The suppression list was examined for:

  • Hard bounces (permanent delivery failures)
  • Complaint entries (recipients marking mail as spam)
  • Date alignment with the send attempts

One recipient address appeared in the suppression list due to a previous bounce, but this was secondary to the primary Gmail relay failure.

Layer 4: Recipient Mail Server MX and SPF

For one recipient at steigerwald-dougherty.com, we verified their infrastructure wasn't rejecting legitimate SES traffic:

dig steigerwald-dougherty.com MX
dig steigerwald-dougherty.com TXT (checking for restrictive SPF)

The recipient's MX records pointed to Exchange Online (Microsoft's hosted email service). Their SPF policy was permissive enough to accept SES, but the organization's own mail acceptance rules may have been filtering based on other criteria (DMARC alignment, content filtering, etc.). This was a secondary issue after fixing the Gmail relay.

Infrastructure Decisions and Lessons Learned

Why we chose SES SMTP instead of SES API: The Gmail "Send mail as" feature only supports SMTP relay, not AWS API calls. However, for automated services, the SES API (via boto3 or the AWS SDK) is more reliable because it doesn't require storing credentials in third-party services like Gmail.

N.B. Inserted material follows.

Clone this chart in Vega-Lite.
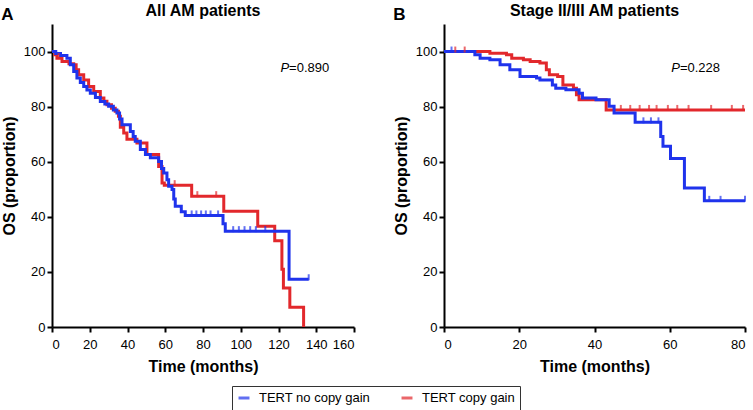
{
  "$schema": "https://vega.github.io/schema/vega-lite/v6.json",
  "padding": {"left": 1, "right": 0, "top": 3, "bottom": 1},
  "config": {
    "font": "Liberation Sans",
    "view": {"stroke": null},
    "axis": {
      "grid": false,
      "domainColor": "black",
      "domainWidth": 2,
      "tickColor": "black",
      "tickWidth": 2,
      "tickSize": 5,
      "labelFontSize": 13,
      "labelColor": "black",
      "labelFont": "Liberation Sans",
      "labelPadding": 2,
      "labelOverlap": false,
      "titleFont": "Liberation Sans",
      "titleFontSize": 16,
      "titleFontWeight": "bold",
      "titleColor": "black"
    },
    "axisX": {"labelPadding": 6, "titlePadding": 7},
    "axisY": {"titlePadding": 6},
    "title": {"font": "Liberation Sans", "color": "black", "fontWeight": "bold"}
  },
  "datasets": {
    "curvesA": [
      {"g": "TERT copy gain", "t": 0, "v": 100},
      {"g": "TERT copy gain", "t": 1.5, "v": 98.8},
      {"g": "TERT copy gain", "t": 2.6, "v": 97.6},
      {"g": "TERT copy gain", "t": 5.3, "v": 96.4},
      {"g": "TERT copy gain", "t": 9, "v": 95.6},
      {"g": "TERT copy gain", "t": 11.5, "v": 95.2},
      {"g": "TERT copy gain", "t": 12.8, "v": 93.4},
      {"g": "TERT copy gain", "t": 14.1, "v": 91.6},
      {"g": "TERT copy gain", "t": 16.8, "v": 89.7},
      {"g": "TERT copy gain", "t": 19.4, "v": 87.3},
      {"g": "TERT copy gain", "t": 22.1, "v": 85.5},
      {"g": "TERT copy gain", "t": 25.6, "v": 83.1},
      {"g": "TERT copy gain", "t": 27.5, "v": 82},
      {"g": "TERT copy gain", "t": 29.1, "v": 80.7},
      {"g": "TERT copy gain", "t": 31.5, "v": 79.4},
      {"g": "TERT copy gain", "t": 33.5, "v": 78.3},
      {"g": "TERT copy gain", "t": 35.2, "v": 76.5},
      {"g": "TERT copy gain", "t": 36.2, "v": 72.5},
      {"g": "TERT copy gain", "t": 38, "v": 70.4},
      {"g": "TERT copy gain", "t": 39.7, "v": 68.2},
      {"g": "TERT copy gain", "t": 45, "v": 66.8},
      {"g": "TERT copy gain", "t": 50.3, "v": 62.6},
      {"g": "TERT copy gain", "t": 56.5, "v": 58.3},
      {"g": "TERT copy gain", "t": 58.3, "v": 52.3},
      {"g": "TERT copy gain", "t": 59.5, "v": 51.5},
      {"g": "TERT copy gain", "t": 74, "v": 47.5},
      {"g": "TERT copy gain", "t": 91, "v": 42},
      {"g": "TERT copy gain", "t": 109, "v": 36.6},
      {"g": "TERT copy gain", "t": 118, "v": 31.3},
      {"g": "TERT copy gain", "t": 121.8, "v": 21},
      {"g": "TERT copy gain", "t": 122.6, "v": 14.2},
      {"g": "TERT copy gain", "t": 126, "v": 7.2},
      {"g": "TERT copy gain", "t": 133.3, "v": 0},
      {"g": "TERT no copy gain", "t": 0, "v": 100},
      {"g": "TERT no copy gain", "t": 2, "v": 99.3},
      {"g": "TERT no copy gain", "t": 4.5, "v": 98.6},
      {"g": "TERT no copy gain", "t": 7.9, "v": 97.6},
      {"g": "TERT no copy gain", "t": 9.7, "v": 95.2},
      {"g": "TERT no copy gain", "t": 11.5, "v": 92.8},
      {"g": "TERT no copy gain", "t": 13.2, "v": 90.4},
      {"g": "TERT no copy gain", "t": 15, "v": 88.8},
      {"g": "TERT no copy gain", "t": 16.8, "v": 87.3},
      {"g": "TERT no copy gain", "t": 18.5, "v": 86},
      {"g": "TERT no copy gain", "t": 20.3, "v": 84.9},
      {"g": "TERT no copy gain", "t": 23, "v": 83.3},
      {"g": "TERT no copy gain", "t": 25.6, "v": 81.9},
      {"g": "TERT no copy gain", "t": 28, "v": 81},
      {"g": "TERT no copy gain", "t": 30, "v": 80.1},
      {"g": "TERT no copy gain", "t": 32.5, "v": 78.8},
      {"g": "TERT no copy gain", "t": 34.4, "v": 77.7},
      {"g": "TERT no copy gain", "t": 35.8, "v": 75.5},
      {"g": "TERT no copy gain", "t": 37.1, "v": 73.4},
      {"g": "TERT no copy gain", "t": 41.5, "v": 71},
      {"g": "TERT no copy gain", "t": 43, "v": 69.2},
      {"g": "TERT no copy gain", "t": 44.1, "v": 67.4},
      {"g": "TERT no copy gain", "t": 46.8, "v": 64.4},
      {"g": "TERT no copy gain", "t": 49.5, "v": 62.6},
      {"g": "TERT no copy gain", "t": 52.1, "v": 61.4},
      {"g": "TERT no copy gain", "t": 56.5, "v": 60.1},
      {"g": "TERT no copy gain", "t": 58, "v": 57.5},
      {"g": "TERT no copy gain", "t": 59.2, "v": 55.9},
      {"g": "TERT no copy gain", "t": 60.9, "v": 53.5},
      {"g": "TERT no copy gain", "t": 61.8, "v": 51.1},
      {"g": "TERT no copy gain", "t": 63.6, "v": 49.9},
      {"g": "TERT no copy gain", "t": 64.5, "v": 46.5},
      {"g": "TERT no copy gain", "t": 65.3, "v": 43.8},
      {"g": "TERT no copy gain", "t": 68.5, "v": 41.8},
      {"g": "TERT no copy gain", "t": 70.6, "v": 40.5},
      {"g": "TERT no copy gain", "t": 90.6, "v": 37.5},
      {"g": "TERT no copy gain", "t": 91.8, "v": 34.8},
      {"g": "TERT no copy gain", "t": 125.6, "v": 17.3},
      {"g": "TERT no copy gain", "t": 136, "v": 17.3}
    ],
    "censA": [
      {"g": "TERT copy gain", "t": 3.5, "v": 97.6},
      {"g": "TERT copy gain", "t": 65, "v": 51.5},
      {"g": "TERT copy gain", "t": 77, "v": 47.5},
      {"g": "TERT copy gain", "t": 87, "v": 47.5},
      {"g": "TERT no copy gain", "t": 74, "v": 40.5},
      {"g": "TERT no copy gain", "t": 76.5, "v": 40.5},
      {"g": "TERT no copy gain", "t": 79, "v": 40.5},
      {"g": "TERT no copy gain", "t": 81.5, "v": 40.5},
      {"g": "TERT no copy gain", "t": 84, "v": 40.5},
      {"g": "TERT no copy gain", "t": 88, "v": 40.5},
      {"g": "TERT no copy gain", "t": 96, "v": 34.8},
      {"g": "TERT no copy gain", "t": 99, "v": 34.8},
      {"g": "TERT no copy gain", "t": 102, "v": 34.8},
      {"g": "TERT no copy gain", "t": 105, "v": 34.8},
      {"g": "TERT no copy gain", "t": 108, "v": 34.8},
      {"g": "TERT no copy gain", "t": 113, "v": 34.8},
      {"g": "TERT no copy gain", "t": 136, "v": 17.3}
    ],
    "curvesB": [
      {"g": "TERT copy gain", "t": 0, "v": 100},
      {"g": "TERT copy gain", "t": 12.2, "v": 99.4},
      {"g": "TERT copy gain", "t": 16.6, "v": 98.8},
      {"g": "TERT copy gain", "t": 18, "v": 97.6},
      {"g": "TERT copy gain", "t": 21.1, "v": 97},
      {"g": "TERT copy gain", "t": 22.9, "v": 96.4},
      {"g": "TERT copy gain", "t": 25.5, "v": 95.8},
      {"g": "TERT copy gain", "t": 27.2, "v": 93.4},
      {"g": "TERT copy gain", "t": 28, "v": 91.6},
      {"g": "TERT copy gain", "t": 30.2, "v": 90.9},
      {"g": "TERT copy gain", "t": 31.6, "v": 87.9},
      {"g": "TERT copy gain", "t": 34.4, "v": 86.7},
      {"g": "TERT copy gain", "t": 35.2, "v": 84.3},
      {"g": "TERT copy gain", "t": 35.9, "v": 82.5},
      {"g": "TERT copy gain", "t": 43.1, "v": 78.8},
      {"g": "TERT copy gain", "t": 80, "v": 78.8},
      {"g": "TERT no copy gain", "t": 0, "v": 100},
      {"g": "TERT no copy gain", "t": 8.2, "v": 98.8},
      {"g": "TERT no copy gain", "t": 9.6, "v": 97.6},
      {"g": "TERT no copy gain", "t": 12.2, "v": 97},
      {"g": "TERT no copy gain", "t": 14.9, "v": 95.2},
      {"g": "TERT no copy gain", "t": 17.5, "v": 93.4},
      {"g": "TERT no copy gain", "t": 20.2, "v": 90.9},
      {"g": "TERT no copy gain", "t": 24.6, "v": 90.4},
      {"g": "TERT no copy gain", "t": 25.5, "v": 89.7},
      {"g": "TERT no copy gain", "t": 28.8, "v": 87.9},
      {"g": "TERT no copy gain", "t": 29.7, "v": 86.7},
      {"g": "TERT no copy gain", "t": 32.4, "v": 86.1},
      {"g": "TERT no copy gain", "t": 35.9, "v": 84.9},
      {"g": "TERT no copy gain", "t": 36.8, "v": 83.1},
      {"g": "TERT no copy gain", "t": 40.4, "v": 82.5},
      {"g": "TERT no copy gain", "t": 43.9, "v": 80.1},
      {"g": "TERT no copy gain", "t": 45.2, "v": 77.7},
      {"g": "TERT no copy gain", "t": 50.8, "v": 74.3},
      {"g": "TERT no copy gain", "t": 57.6, "v": 69.2},
      {"g": "TERT no copy gain", "t": 58.2, "v": 65.6},
      {"g": "TERT no copy gain", "t": 60.2, "v": 61.2},
      {"g": "TERT no copy gain", "t": 63.9, "v": 50.5},
      {"g": "TERT no copy gain", "t": 69.2, "v": 45.8},
      {"g": "TERT no copy gain", "t": 80, "v": 45.8}
    ],
    "censB": [
      {"g": "TERT copy gain", "t": 3, "v": 100},
      {"g": "TERT copy gain", "t": 5.5, "v": 100},
      {"g": "TERT copy gain", "t": 47, "v": 78.8},
      {"g": "TERT copy gain", "t": 49.5, "v": 78.8},
      {"g": "TERT copy gain", "t": 52, "v": 78.8},
      {"g": "TERT copy gain", "t": 54.5, "v": 78.8},
      {"g": "TERT copy gain", "t": 56.5, "v": 78.8},
      {"g": "TERT copy gain", "t": 59.5, "v": 78.8},
      {"g": "TERT copy gain", "t": 62, "v": 78.8},
      {"g": "TERT copy gain", "t": 65, "v": 78.8},
      {"g": "TERT copy gain", "t": 71, "v": 78.8},
      {"g": "TERT copy gain", "t": 76.5, "v": 78.8},
      {"g": "TERT copy gain", "t": 79.5, "v": 78.8},
      {"g": "TERT no copy gain", "t": 2, "v": 100},
      {"g": "TERT no copy gain", "t": 53, "v": 74.3},
      {"g": "TERT no copy gain", "t": 55, "v": 74.3},
      {"g": "TERT no copy gain", "t": 57, "v": 74.3},
      {"g": "TERT no copy gain", "t": 70.5, "v": 45.8},
      {"g": "TERT no copy gain", "t": 73.5, "v": 45.8},
      {"g": "TERT no copy gain", "t": 80, "v": 45.8}
    ],
    "pA": [{"t": 125.6, "v": 94, "p": "P", "val": "=0.890"}],
    "pB": [{"t": 62.7, "v": 94, "p": "P", "val": "=0.228"}]
  },
  "spacing": 38,
  "resolve": {"scale": {"color": "shared"}, "legend": {"color": "shared"}},
  "hconcat": [
    {
      "title": {"text": "A", "anchor": "start", "frame": "bounds", "fontSize": 17, "offset": -21},
      "vconcat": [
        {
          "title": {"text": "All AM patients", "anchor": "middle", "fontSize": 16, "offset": 5},
          "width": 302,
          "height": 303,
          "encoding": {
            "x": {"field": "t", "type": "quantitative", "scale": {"domain": [0, 160], "nice": false}, "axis": {"values": [0, 20, 40, 60, 80, 100, 120, 140, 160], "tickCount": 9, "labelOverlap": false, "title": "Time (months)"}},
            "y": {"field": "v", "type": "quantitative", "scale": {"domain": [0, 110], "nice": false}, "axis": {"values": [0, 20, 40, 60, 80, 100], "title": "OS (proportion)"}}
          },
          "layer": [
            {
              "data": {"name": "curvesA"},
              "mark": {"type": "line", "interpolate": "step-after", "strokeWidth": 3},
              "encoding": {
                "color": {"field": "g", "type": "nominal", "scale": {"domain": ["TERT no copy gain", "TERT copy gain"], "range": ["#1f33ec", "#e2282c"]},
                  "legend": {"orient": "none", "legendX": 180, "legendY": 362, "direction": "horizontal", "title": null, "symbolType": "stroke", "symbolStrokeWidth": 3, "symbolSize": 120, "labelFontSize": 13, "labelFont": "Liberation Sans", "labelColor": "black", "strokeColor": "#333333", "padding": 5, "columnPadding": 24, "labelOffset": 8}},
                "order": {"field": "t", "type": "quantitative"}
              }
            },
            {
              "data": {"name": "censA"},
              "mark": {"type": "tick", "orient": "vertical", "size": 6, "thickness": 2, "yOffset": -2},
              "encoding": {"color": {"field": "g", "type": "nominal"}}
            },
            {
              "data": {"name": "pA"},
              "mark": {"type": "text", "align": "right", "baseline": "middle", "fontSize": 13, "fontStyle": "italic", "color": "black"},
              "encoding": {"text": {"field": "p"}}
            },
            {
              "data": {"name": "pA"},
              "mark": {"type": "text", "align": "left", "baseline": "middle", "fontSize": 13, "color": "black"},
              "encoding": {"text": {"field": "val"}}
            }
          ]
        }
      ]
    },
    {
      "title": {"text": "B", "anchor": "start", "frame": "bounds", "fontSize": 17, "offset": -21},
      "vconcat": [
        {
          "title": {"text": "Stage II/III AM patients", "anchor": "middle", "fontSize": 16, "offset": 5},
          "width": 301,
          "height": 303,
          "encoding": {
            "x": {"field": "t", "type": "quantitative", "scale": {"domain": [0, 80], "nice": false}, "axis": {"values": [0, 20, 40, 60, 80], "title": "Time (months)"}},
            "y": {"field": "v", "type": "quantitative", "scale": {"domain": [0, 110], "nice": false}, "axis": {"values": [0, 20, 40, 60, 80, 100], "title": "OS (proportion)"}}
          },
          "layer": [
            {
              "data": {"name": "curvesB"},
              "mark": {"type": "line", "interpolate": "step-after", "strokeWidth": 3},
              "encoding": {
                "color": {"field": "g", "type": "nominal"},
                "order": {"field": "t", "type": "quantitative"}
              }
            },
            {
              "data": {"name": "censB"},
              "mark": {"type": "tick", "orient": "vertical", "size": 6, "thickness": 2, "yOffset": -2},
              "encoding": {"color": {"field": "g", "type": "nominal"}}
            },
            {
              "data": {"name": "pB"},
              "mark": {"type": "text", "align": "right", "baseline": "middle", "fontSize": 13, "fontStyle": "italic", "color": "black"},
              "encoding": {"text": {"field": "p"}}
            },
            {
              "data": {"name": "pB"},
              "mark": {"type": "text", "align": "left", "baseline": "middle", "fontSize": 13, "color": "black"},
              "encoding": {"text": {"field": "val"}}
            }
          ]
        }
      ]
    }
  ]
}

Why DKIM CNAME records instead of TXT: SES's DKIM tokens are long and unwieldy in TXT records. CNAME records allow SES to rotate keys without DNS updates, improving security posture.

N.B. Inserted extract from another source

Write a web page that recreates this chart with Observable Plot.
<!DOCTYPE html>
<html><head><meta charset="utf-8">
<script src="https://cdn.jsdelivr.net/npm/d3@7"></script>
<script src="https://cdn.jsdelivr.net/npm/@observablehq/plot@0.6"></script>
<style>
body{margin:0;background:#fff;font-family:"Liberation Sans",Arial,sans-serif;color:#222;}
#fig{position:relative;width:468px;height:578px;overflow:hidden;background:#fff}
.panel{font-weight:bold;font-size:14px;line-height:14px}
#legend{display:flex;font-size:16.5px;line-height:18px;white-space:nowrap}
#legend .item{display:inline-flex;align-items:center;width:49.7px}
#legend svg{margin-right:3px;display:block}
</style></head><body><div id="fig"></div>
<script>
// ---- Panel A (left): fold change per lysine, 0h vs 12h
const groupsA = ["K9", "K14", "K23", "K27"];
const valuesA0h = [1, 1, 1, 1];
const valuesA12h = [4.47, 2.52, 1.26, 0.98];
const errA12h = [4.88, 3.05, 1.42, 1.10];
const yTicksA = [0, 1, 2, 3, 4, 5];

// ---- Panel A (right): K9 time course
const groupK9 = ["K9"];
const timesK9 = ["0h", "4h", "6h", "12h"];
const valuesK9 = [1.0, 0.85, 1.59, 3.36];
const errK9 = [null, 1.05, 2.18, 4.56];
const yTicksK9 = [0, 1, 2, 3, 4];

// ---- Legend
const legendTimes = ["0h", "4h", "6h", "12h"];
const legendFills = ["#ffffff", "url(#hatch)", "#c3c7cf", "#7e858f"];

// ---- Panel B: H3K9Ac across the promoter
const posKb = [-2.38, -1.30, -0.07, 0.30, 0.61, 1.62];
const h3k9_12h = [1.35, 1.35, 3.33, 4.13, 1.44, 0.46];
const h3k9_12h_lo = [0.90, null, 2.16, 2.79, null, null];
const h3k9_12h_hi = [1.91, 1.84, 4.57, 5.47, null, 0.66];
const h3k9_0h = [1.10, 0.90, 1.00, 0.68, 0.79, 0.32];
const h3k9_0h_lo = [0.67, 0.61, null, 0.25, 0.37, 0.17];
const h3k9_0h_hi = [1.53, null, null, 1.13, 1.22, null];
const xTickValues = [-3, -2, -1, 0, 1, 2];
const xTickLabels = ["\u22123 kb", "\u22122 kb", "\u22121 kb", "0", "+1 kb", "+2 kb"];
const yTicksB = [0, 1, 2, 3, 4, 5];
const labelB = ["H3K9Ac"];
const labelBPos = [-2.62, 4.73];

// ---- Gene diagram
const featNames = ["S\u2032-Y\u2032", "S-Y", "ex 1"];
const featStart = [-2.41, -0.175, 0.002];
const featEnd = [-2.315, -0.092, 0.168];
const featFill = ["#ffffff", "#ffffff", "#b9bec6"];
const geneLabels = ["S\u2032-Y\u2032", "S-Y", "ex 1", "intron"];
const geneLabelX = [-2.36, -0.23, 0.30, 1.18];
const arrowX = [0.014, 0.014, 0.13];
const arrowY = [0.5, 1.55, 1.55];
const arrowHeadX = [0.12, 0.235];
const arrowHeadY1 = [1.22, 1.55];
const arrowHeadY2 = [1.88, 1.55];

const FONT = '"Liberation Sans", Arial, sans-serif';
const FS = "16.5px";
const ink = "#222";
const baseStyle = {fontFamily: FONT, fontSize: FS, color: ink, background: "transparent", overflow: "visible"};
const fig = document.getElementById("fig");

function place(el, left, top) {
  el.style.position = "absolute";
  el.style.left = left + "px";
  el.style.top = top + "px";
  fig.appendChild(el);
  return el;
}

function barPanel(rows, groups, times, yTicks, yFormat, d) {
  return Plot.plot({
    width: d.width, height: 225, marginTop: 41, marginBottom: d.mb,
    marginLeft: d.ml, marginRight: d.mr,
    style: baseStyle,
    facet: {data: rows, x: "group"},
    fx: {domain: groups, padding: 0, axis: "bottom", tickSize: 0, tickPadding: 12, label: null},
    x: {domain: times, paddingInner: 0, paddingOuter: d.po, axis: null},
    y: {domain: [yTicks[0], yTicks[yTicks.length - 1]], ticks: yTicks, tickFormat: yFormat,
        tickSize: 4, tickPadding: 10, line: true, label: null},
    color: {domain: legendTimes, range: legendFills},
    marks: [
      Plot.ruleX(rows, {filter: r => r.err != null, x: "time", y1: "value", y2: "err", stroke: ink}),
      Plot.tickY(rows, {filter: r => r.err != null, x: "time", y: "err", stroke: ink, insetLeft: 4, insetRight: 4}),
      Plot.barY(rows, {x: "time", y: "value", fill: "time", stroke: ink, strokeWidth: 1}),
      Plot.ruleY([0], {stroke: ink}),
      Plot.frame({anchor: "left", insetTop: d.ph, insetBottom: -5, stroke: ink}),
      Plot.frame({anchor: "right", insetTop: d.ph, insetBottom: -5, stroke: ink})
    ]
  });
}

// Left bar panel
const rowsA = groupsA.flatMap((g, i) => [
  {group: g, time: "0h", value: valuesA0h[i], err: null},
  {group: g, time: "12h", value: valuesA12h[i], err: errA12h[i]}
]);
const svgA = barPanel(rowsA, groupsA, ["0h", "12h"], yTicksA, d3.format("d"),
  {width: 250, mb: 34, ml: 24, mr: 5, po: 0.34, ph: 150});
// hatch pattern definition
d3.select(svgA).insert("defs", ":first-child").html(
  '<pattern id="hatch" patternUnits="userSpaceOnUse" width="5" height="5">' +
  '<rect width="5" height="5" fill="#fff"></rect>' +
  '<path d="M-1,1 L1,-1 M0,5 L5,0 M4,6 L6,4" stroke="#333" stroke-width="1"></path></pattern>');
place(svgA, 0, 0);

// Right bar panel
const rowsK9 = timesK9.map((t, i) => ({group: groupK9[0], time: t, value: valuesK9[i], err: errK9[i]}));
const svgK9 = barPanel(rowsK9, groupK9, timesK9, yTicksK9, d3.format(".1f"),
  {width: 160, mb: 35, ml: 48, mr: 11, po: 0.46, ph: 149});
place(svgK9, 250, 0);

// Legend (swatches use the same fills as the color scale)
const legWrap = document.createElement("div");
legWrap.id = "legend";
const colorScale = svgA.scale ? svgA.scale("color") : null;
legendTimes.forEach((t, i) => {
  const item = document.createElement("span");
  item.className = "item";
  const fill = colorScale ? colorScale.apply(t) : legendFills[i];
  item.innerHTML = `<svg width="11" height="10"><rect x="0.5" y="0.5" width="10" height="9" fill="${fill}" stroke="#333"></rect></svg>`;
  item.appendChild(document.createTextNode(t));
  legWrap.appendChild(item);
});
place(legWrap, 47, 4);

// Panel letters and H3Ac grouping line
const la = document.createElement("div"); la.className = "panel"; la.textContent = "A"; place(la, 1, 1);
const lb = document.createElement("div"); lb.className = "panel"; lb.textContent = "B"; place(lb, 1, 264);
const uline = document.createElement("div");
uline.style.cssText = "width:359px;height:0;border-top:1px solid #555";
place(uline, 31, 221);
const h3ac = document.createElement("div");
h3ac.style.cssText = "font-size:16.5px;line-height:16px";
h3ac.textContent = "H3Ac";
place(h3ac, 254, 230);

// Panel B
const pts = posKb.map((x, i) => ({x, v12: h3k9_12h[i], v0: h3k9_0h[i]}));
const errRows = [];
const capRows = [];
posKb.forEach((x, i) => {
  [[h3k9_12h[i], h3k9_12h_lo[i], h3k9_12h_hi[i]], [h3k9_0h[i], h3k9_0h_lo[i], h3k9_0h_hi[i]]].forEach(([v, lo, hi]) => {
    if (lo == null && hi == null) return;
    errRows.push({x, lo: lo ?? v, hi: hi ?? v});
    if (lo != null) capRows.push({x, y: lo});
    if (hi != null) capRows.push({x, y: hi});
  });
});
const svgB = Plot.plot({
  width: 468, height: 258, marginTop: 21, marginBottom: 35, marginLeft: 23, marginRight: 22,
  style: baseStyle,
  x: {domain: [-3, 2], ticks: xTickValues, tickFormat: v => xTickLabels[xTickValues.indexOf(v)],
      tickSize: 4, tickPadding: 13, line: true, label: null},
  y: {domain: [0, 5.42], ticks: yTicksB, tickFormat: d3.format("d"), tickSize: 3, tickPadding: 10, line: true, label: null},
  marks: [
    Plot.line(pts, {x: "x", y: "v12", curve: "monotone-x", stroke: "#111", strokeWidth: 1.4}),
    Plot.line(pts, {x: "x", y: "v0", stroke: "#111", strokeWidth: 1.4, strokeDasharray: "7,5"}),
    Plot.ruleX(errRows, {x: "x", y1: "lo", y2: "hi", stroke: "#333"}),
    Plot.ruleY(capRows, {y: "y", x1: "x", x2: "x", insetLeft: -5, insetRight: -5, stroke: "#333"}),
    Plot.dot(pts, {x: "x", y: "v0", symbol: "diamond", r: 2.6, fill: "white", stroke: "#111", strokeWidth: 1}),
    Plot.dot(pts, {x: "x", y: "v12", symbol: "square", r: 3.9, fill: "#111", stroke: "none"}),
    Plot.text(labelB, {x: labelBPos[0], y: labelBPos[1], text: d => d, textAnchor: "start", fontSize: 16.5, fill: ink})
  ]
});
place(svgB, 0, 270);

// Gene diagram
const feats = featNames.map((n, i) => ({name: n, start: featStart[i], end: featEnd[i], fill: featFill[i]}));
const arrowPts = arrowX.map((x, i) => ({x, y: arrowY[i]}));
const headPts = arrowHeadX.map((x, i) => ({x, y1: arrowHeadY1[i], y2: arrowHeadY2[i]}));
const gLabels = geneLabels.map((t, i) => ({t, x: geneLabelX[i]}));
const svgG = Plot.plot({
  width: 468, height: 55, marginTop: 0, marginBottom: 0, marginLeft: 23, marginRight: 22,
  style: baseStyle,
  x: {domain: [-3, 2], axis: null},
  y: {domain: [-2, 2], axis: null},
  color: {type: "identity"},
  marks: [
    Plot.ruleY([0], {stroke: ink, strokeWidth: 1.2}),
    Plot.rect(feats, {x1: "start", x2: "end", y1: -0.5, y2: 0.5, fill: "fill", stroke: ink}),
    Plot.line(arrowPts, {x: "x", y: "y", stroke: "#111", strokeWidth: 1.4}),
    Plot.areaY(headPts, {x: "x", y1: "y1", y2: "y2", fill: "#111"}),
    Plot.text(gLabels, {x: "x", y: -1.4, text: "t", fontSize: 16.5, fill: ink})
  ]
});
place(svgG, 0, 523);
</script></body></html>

Why a separate MAIL FROM domain: Using bounce.queenofsandiego.com as the MAIL FROM domain (instead of the main domain) allows bounce handling to be isolated, preventing hard bounces from affecting the primary domain's reputation in some ISP filters.

The Fix

To resolve the Gmail SMTP relay failure:

  1. Generate new SES SMTP credentials in the AWS SES console (SMTP Settings section)
  2. Update the credentials in Gmail's "Send mail as" settings for the admin@queenofsandiego.com alias
  3. Run a test send from Gmail to verify the relay works
  4. For the suppressed recipient address, request removal from the SES suppression list after confirming the email address is valid

What's Next

For production email sending going forward, we recommend moving away from Gmail's SMTP relay for automated campaigns. Instead, use the SES API directly (via Lambda functions or application code) to eliminate the credential synchronization problem entirely. This also provides better logging, rate limiting, and compliance tracking through CloudWatch and SES event publishing.